> Prompt:
List each line of the data that holds the string "this".

> Supplied material:
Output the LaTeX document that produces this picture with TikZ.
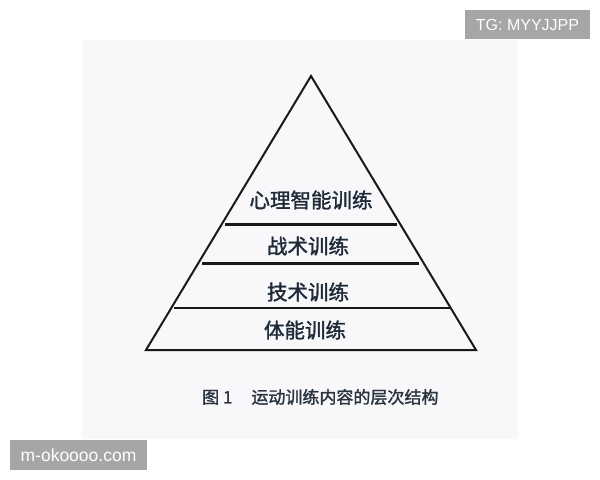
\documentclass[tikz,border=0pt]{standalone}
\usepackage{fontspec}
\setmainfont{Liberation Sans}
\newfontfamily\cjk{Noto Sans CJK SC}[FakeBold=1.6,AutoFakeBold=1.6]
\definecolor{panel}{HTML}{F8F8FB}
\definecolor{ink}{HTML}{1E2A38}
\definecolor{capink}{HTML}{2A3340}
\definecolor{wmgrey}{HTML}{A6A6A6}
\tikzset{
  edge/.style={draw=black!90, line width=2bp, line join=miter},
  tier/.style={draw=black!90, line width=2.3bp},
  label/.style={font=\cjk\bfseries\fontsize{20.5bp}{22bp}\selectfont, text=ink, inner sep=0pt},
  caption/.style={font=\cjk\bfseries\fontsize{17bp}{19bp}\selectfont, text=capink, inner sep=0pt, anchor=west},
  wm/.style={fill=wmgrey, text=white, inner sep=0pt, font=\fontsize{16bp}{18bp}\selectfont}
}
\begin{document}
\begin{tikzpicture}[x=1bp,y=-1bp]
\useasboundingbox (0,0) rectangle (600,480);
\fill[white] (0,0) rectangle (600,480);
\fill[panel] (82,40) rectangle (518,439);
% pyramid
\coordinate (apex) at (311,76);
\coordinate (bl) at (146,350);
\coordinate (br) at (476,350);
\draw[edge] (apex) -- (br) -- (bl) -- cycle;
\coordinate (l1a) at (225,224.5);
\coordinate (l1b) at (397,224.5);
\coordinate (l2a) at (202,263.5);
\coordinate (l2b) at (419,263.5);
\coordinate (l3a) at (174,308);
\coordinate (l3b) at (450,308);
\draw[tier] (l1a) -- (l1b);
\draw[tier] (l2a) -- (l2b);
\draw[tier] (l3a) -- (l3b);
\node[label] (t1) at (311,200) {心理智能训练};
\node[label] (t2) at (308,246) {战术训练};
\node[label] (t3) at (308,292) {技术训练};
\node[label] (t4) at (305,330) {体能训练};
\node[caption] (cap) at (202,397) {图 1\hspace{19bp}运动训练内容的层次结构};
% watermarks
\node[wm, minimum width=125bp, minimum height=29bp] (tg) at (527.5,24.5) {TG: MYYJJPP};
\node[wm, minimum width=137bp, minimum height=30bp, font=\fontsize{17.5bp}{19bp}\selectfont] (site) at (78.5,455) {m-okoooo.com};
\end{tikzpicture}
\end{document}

...

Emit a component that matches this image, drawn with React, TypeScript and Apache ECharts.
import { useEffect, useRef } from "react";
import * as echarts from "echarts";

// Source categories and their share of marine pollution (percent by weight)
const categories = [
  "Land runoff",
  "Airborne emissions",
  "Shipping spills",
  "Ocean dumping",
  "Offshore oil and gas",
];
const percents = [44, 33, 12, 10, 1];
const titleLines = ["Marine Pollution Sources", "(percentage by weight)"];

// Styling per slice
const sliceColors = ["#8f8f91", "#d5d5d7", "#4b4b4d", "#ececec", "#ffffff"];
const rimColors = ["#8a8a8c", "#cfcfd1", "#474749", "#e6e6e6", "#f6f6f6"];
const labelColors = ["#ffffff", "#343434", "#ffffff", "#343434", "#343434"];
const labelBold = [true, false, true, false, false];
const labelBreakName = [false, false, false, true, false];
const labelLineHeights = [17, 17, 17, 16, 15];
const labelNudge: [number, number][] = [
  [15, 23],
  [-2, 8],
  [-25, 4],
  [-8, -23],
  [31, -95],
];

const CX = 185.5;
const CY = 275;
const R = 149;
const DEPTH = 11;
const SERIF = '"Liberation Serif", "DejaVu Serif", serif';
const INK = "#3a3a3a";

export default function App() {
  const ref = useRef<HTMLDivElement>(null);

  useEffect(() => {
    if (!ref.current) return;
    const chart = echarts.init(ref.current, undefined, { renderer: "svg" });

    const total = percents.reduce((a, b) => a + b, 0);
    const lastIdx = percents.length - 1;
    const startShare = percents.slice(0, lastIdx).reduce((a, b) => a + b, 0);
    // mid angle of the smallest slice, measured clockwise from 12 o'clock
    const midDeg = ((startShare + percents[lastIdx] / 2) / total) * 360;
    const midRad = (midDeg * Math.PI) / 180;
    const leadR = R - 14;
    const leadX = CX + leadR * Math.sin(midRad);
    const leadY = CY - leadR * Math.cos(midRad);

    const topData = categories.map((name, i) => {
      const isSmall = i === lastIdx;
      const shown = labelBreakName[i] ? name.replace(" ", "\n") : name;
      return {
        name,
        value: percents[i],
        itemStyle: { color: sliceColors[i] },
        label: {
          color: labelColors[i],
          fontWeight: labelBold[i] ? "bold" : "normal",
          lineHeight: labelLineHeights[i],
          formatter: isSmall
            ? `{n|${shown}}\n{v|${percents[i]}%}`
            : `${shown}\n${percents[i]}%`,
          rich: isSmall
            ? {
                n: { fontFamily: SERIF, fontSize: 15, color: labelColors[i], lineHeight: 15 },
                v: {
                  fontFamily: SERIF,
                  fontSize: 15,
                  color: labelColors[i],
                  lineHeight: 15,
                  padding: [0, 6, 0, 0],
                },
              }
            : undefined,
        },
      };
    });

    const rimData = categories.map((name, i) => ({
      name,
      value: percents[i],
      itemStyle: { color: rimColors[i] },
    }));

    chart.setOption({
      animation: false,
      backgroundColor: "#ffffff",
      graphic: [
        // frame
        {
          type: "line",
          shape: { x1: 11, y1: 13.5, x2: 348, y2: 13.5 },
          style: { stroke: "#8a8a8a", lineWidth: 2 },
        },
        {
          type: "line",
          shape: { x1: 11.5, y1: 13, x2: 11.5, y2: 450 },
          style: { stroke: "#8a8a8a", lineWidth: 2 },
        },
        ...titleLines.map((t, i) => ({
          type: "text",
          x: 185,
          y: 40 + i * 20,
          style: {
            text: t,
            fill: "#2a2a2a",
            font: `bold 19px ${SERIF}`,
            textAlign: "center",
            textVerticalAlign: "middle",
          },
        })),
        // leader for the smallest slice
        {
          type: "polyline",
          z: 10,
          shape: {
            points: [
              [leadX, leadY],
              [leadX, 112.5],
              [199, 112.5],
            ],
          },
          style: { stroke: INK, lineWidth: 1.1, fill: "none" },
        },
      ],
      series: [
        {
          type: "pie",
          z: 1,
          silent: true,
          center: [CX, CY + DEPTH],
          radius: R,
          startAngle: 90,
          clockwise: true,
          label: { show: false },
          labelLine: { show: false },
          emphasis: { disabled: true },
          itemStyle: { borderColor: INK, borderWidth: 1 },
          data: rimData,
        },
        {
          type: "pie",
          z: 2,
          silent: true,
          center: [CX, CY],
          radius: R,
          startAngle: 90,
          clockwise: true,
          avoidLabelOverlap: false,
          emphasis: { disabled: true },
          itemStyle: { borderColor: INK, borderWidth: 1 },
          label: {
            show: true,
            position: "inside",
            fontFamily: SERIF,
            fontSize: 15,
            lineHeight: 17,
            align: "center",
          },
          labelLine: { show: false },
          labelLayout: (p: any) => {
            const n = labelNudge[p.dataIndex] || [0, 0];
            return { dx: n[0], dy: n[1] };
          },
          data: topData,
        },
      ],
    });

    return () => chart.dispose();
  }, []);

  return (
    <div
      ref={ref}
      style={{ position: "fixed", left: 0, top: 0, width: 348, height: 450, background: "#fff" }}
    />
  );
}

==

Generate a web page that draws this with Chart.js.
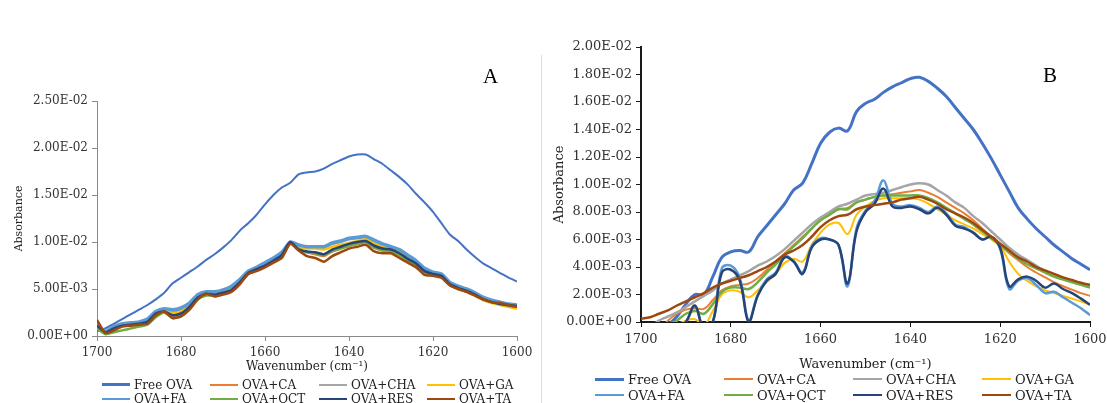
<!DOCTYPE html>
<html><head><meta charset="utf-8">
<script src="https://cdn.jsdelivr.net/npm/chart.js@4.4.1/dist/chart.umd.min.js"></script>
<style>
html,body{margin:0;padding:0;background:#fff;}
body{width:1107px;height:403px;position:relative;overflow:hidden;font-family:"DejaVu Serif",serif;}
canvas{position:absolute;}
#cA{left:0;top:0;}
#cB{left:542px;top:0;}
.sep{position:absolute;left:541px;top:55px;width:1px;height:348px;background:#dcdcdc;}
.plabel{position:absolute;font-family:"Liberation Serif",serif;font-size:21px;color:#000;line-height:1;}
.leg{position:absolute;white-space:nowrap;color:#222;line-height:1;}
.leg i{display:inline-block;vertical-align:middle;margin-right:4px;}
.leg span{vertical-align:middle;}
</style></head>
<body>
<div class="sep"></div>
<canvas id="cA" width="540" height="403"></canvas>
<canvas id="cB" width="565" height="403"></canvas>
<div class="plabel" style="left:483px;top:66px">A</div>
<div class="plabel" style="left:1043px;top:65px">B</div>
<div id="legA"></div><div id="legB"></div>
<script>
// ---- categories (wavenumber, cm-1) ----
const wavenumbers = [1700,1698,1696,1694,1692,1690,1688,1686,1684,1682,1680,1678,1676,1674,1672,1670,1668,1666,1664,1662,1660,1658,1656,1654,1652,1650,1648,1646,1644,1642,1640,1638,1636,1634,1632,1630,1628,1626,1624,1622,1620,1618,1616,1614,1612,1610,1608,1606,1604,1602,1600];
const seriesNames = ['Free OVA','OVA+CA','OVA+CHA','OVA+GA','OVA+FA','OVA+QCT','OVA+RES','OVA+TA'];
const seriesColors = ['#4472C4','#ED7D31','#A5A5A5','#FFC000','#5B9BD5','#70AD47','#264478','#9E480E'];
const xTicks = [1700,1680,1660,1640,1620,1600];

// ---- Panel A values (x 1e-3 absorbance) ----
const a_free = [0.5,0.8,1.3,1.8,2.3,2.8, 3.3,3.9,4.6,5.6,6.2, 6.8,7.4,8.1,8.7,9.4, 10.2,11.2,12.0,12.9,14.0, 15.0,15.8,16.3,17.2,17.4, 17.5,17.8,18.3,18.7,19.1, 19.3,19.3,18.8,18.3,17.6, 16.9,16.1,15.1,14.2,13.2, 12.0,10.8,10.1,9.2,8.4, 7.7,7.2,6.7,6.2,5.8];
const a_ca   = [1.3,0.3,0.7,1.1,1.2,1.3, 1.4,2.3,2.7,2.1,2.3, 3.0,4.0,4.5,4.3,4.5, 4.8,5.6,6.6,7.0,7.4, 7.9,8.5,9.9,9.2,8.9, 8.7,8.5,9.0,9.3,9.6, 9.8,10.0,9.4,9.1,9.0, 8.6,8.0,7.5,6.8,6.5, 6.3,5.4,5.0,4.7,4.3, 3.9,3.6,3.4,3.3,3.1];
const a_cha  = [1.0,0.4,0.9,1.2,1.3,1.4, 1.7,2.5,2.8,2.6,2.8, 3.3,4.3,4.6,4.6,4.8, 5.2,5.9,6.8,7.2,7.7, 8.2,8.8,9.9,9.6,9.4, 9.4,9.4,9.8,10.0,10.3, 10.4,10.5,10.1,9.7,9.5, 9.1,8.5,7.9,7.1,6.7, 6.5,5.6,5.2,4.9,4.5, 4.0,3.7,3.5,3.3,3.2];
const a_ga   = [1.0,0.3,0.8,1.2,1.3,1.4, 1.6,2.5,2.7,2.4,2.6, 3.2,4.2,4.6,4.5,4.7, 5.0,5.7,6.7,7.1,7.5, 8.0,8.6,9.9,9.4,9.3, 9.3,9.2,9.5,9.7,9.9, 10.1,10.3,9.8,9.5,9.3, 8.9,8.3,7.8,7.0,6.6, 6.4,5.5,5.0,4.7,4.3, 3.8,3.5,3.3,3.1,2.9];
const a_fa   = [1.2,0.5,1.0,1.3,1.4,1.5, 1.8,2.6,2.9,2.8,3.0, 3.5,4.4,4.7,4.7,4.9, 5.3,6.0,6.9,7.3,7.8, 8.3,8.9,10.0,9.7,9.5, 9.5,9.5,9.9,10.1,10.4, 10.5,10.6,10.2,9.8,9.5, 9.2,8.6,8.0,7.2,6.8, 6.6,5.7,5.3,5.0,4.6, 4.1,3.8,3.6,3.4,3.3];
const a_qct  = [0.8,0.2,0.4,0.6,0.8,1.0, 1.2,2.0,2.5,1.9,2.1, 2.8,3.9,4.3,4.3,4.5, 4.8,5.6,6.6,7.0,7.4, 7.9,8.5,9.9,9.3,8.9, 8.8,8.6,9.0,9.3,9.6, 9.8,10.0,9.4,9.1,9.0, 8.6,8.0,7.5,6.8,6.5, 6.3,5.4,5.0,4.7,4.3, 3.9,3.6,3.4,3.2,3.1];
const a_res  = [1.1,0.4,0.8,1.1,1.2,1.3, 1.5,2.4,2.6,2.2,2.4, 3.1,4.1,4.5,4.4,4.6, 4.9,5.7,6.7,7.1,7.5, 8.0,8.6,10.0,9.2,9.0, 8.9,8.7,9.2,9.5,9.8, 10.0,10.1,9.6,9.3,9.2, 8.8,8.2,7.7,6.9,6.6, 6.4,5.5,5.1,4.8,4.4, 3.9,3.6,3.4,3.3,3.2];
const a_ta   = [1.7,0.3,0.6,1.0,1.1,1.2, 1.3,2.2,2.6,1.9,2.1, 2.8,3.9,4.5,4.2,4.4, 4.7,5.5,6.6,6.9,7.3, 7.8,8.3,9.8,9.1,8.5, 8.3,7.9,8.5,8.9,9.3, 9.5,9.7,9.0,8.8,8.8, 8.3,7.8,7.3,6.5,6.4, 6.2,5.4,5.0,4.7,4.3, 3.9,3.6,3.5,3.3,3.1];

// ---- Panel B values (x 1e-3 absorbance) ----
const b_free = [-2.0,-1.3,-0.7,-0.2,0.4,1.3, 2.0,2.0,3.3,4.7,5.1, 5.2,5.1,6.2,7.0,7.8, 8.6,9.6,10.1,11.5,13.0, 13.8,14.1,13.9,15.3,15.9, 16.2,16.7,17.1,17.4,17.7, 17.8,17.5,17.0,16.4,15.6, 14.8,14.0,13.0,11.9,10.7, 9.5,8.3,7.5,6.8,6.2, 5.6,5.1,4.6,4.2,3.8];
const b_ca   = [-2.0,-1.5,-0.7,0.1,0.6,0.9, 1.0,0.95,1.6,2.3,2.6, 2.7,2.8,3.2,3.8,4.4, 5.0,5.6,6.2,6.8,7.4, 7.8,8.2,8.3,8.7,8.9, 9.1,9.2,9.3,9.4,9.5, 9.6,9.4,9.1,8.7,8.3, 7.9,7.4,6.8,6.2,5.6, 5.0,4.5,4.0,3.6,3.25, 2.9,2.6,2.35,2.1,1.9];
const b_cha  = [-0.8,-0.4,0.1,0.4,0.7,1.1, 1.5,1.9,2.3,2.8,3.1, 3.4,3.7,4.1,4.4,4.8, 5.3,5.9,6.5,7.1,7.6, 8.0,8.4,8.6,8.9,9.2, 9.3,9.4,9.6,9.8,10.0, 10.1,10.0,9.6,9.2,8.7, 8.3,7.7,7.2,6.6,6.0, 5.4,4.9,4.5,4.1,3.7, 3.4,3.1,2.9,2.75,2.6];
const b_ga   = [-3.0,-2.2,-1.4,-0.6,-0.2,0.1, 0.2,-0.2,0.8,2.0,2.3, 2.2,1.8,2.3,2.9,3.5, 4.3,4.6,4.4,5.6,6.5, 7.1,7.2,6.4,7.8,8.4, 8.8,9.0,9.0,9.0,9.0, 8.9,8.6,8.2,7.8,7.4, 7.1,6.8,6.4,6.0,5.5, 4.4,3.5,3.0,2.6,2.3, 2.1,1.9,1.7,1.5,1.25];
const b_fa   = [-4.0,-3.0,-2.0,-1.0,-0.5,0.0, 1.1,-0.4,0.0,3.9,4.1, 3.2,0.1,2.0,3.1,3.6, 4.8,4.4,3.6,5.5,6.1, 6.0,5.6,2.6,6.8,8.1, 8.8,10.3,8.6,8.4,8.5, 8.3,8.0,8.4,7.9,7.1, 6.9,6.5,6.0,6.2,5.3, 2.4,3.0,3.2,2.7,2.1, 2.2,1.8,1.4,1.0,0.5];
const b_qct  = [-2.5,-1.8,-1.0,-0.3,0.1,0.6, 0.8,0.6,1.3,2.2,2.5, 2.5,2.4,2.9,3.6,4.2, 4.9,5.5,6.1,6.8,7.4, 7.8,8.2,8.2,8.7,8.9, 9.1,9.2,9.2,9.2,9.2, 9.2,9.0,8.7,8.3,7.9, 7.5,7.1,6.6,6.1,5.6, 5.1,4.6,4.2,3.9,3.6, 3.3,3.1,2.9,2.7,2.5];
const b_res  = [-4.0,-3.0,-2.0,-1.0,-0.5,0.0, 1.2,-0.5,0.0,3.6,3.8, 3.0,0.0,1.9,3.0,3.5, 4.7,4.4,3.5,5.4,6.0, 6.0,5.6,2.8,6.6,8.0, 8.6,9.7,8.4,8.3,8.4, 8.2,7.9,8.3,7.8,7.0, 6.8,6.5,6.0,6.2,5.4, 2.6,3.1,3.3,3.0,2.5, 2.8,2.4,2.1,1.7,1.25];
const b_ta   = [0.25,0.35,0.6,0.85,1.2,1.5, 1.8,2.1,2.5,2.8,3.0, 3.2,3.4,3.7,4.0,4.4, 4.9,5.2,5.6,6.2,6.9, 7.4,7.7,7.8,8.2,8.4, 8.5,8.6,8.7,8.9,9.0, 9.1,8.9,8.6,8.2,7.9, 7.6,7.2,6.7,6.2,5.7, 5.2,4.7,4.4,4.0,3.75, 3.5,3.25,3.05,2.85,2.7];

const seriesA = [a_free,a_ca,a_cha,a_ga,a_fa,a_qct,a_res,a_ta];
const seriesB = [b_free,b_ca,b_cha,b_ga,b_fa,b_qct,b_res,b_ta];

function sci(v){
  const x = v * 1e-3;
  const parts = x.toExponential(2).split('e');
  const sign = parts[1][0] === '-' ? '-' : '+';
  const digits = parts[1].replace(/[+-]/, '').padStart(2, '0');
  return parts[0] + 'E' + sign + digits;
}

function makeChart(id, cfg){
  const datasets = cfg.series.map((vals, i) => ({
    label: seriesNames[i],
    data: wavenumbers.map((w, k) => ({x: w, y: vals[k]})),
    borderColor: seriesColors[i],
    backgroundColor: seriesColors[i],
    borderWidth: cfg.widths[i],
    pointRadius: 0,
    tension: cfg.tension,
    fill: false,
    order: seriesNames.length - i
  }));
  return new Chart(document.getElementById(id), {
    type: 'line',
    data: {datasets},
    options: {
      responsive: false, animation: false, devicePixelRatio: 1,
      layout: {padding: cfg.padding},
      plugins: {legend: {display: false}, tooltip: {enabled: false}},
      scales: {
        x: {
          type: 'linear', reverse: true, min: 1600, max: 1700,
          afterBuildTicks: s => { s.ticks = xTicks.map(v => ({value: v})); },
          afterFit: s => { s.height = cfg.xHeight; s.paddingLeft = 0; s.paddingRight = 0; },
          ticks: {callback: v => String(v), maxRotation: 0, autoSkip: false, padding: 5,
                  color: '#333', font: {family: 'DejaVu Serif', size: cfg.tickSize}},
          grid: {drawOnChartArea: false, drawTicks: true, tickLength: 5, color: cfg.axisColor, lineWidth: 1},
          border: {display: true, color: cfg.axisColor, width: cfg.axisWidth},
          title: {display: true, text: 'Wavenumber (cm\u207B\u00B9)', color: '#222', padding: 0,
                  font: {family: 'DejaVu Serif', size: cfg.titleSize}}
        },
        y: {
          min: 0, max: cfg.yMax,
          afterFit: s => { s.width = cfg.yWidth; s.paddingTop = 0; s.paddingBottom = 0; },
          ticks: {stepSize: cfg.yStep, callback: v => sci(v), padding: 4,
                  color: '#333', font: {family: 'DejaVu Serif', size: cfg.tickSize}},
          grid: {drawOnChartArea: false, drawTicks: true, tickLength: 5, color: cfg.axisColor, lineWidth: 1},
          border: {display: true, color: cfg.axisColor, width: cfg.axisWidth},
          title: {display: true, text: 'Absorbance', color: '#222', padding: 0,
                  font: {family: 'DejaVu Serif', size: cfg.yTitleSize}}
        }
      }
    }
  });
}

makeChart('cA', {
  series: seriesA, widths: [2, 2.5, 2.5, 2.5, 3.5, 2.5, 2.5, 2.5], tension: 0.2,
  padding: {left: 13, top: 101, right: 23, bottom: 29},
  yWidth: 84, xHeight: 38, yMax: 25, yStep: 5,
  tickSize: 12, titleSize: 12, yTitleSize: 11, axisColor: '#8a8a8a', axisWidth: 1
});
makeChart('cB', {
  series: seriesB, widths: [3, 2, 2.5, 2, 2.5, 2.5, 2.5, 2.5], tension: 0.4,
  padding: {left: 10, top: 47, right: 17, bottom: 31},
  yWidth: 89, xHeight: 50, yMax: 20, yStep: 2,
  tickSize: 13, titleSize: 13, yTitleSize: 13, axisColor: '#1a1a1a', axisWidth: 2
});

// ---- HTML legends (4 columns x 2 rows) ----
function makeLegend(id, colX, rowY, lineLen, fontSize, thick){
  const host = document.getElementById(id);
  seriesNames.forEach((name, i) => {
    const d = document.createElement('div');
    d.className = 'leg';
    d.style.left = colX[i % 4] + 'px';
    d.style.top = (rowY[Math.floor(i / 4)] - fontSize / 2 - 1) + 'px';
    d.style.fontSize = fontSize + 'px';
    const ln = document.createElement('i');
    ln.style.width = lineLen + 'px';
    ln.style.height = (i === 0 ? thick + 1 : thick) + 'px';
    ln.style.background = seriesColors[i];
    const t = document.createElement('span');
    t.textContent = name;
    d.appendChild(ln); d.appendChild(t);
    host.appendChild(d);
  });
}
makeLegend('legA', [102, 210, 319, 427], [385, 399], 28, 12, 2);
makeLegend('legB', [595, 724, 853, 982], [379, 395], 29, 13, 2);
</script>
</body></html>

> Reply:
Output the LaTeX document that produces this picture with TikZ.
Emit a component that matches this image, drawn with React, TypeScript and Apache ECharts.
Generate a web page that draws this with Chart.js.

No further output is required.